Doch wie vulnerabel Frauen in der Klimakrise sind, ist wenig erforscht. Extreme Wetterereignisse, die aufgrund des Klimawandels häufiger auftreten, führen in Indien nachweislich zu einem Anstieg der geschlechtsspezifischen Gewalt, zu einer Unterbrechung der Gesundheitsversorgung für Schwangere sowie der Bereitstellung von Verhütungsmitteln, zu mangelnder Menstruationshygiene und in einigen Regionen sogar zu einem Anstieg der Kinderehen

Doch noch werden Frauen oft vergessen: Zum Beispiel beim Umstieg von Reisanbau auf andere Alternativen, sagt Chhotray. Denn in der traditionellen Reisbauregion macht die Klimakrise Probleme: Mit dem steigenden Meeresspiegel dringt Salzwasser in die Felder und macht sie für den Anbau unbrauchbar. In den Küstengebieten von Odisha fördert die Regierung heute stattdessen Aquakulturen. Das ist notwendig und wichtig. Nur vergaß die Regierung dabei die Frauen: Viele, die bisher stark in den Reisanbau involviert waren, verloren ihre Jobs. Die Aquakultur braucht weniger Arbeitskräfte, ist oft weit von den Dörfern entfernt und gilt als zu gefährlich für Frauen, die oft die traditionelle Kleidung, einen Saree ragen: Der lange Stoff dieser Gewänder verheddere sich leicht in den Maschinen zur Belüftung der Aquakulturbecken, so das Argument.

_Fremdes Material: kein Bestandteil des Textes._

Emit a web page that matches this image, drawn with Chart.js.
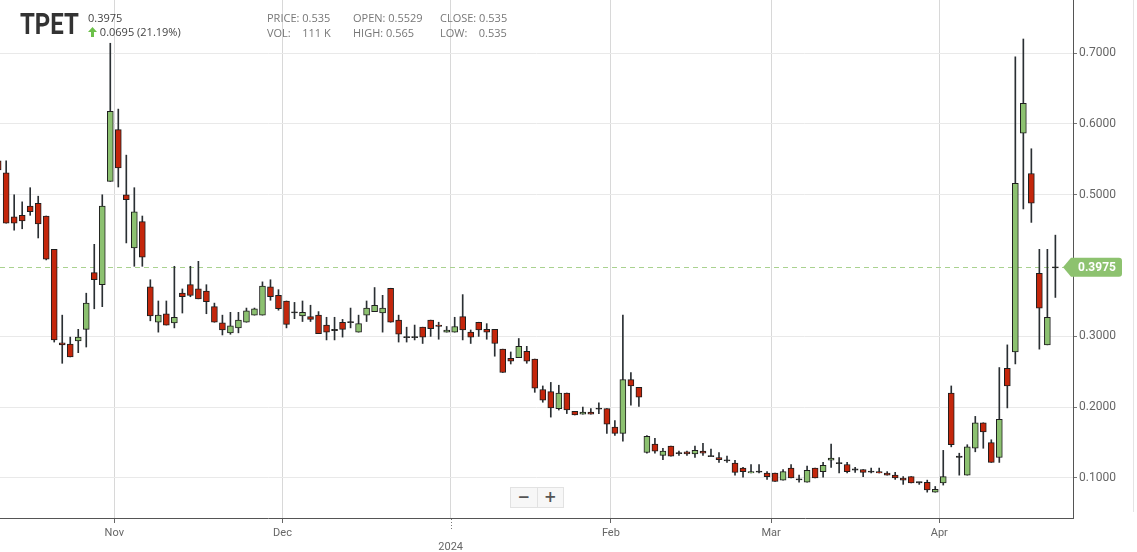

„Es geht hier um eine ganz grundsätzliche Veränderung der Lebensrealität der Menschen in der Region“, sagt Expertin Chhotray. „Und die Frauen werden dabei außen vor gelassen.“ Die Stimmen von Frauen werden also gebraucht, wenn Klimaschutz- und Klimaanpassung geplant werden, damit sie keine Nachteile dadurch erleiden.

Derzeit stellt Indien sein Zyklon-Frühwarnsystem mehr als 20 anderen Ländern im Indischen Ozean zur Verfügung, so dass die Vorteile für Frauen weit über die Landesgrenzen hinausreichen könnten.

Denn das System interessiert vor allem Frauen. Srinivas Kumar Tummala, Direktor von INCOIS, hält Workshops, die erklären, wie das System funktioniert. Tummala schätzt, dass mindestens 80 Prozent der Teilnehmer an den Workshops, die die Organisation für Gemeindemitglieder zum Thema Wetter-Update veranstaltet, Frauen sind. „Sie sind interessierter, sie sind zugänglicher“, sagte Srinivas. Es sei wichtig, Frauen in die Informationsverbreitung einzubeziehen und zu wissen, wie die Informationen von der Gemeinde genutzt werden. Mit Hilfe dieser Workshops können Frauen lernen, das System zu verstehen.

So geht es auch Tandel. Früher wusste sie nicht, wie man Wetterberichte selbst liest und war deshalb auf Freunde und Verwandte angewiesen, die sie ihr weitergaben. „Er erzählt mir nicht zu viel, weil er nicht will, dass ich mir Sorgen mache“, sagt sie über ihren Mann, „aber ich erfahre es auch durch andere in der Gemeinde, denn Nachrichten verbreiten sich schnell.“ Tandel hat bei der Schulung nicht nur gelernt, die Wetterberichte zu lesen, sondern auch, wie sie den Fisch vermarkten kann, den ihr Mann einbringt. Sie überlegt jetzt sogar, ein Unternehmen zu gründen.